Bar-Ilan professor charged with incitement

Hillel Weiss cursed commander during Hebron eviction, urged "acts of Pinchas" to stop gay parade.

hillel weiss 298.88 (photo credit: Bar Ilan-University [file])
hillel weiss 298.88
(photo credit: Bar Ilan-University [file])
A Bar-Ilan University professor was indicted Wednesday in a Jerusalem court on two charges of incitement to violence for cursing an IDF commander during the eviction of Jewish families from Hebron and for remarks he made against a planned Jerusalem gay pride parade. Prof. Hillel Weiss was charged with incitement to violence, intimidation and offending a public official for wishing the IDF commander in Hebron dead during the forced removal of two Jewish families from the city's marketplace last year. "May your mother be bereaved, your wife be widowed, your children be orphaned and may you be struck down in the next war and any memory of you be erased," Weiss told the IDF's Hebron Brigade Commander, Col. Yehuda Fuchs, in the incident, which was caught on tape and repeatedly broadcast on Israeli media. Following a public uproar, Weiss apologized for his remarks, but military officials said it was not sincere. Weiss was also indicted on a second count of incitement to violence for a public remark he made a year earlier against a planned gay pride parade in Jerusalem. He told Channel 1 that he endorsed "all means to wipe out this abomination from the holy city of Jerusalem, even acts of Pinchas," a reference to the biblical priest Pinchas Ben-Eliezer who stabbed and killed an Israelite and a Midianite woman while they were copulating.
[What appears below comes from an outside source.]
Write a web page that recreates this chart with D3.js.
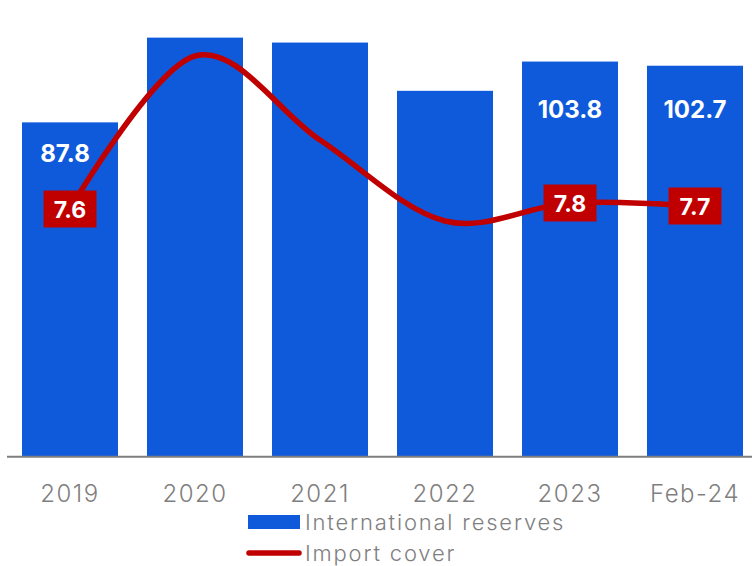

Bar-Ilan spokesman Shmuel Elgrably on Wednesday said the university condemns the "severe" remarks made by Weiss, noting that a committee appointed by university president Moshe Kaveh had previously admonished the professor for his actions. "Hillel Weiss was indicted today as a civilian and he will be held accountable to law for his actions like any other civilian in the State of Israel if he is proven guilty," Elgrably said in a written statement. "We are certain that the courtroom is the proper place to clarify the charges filed against him."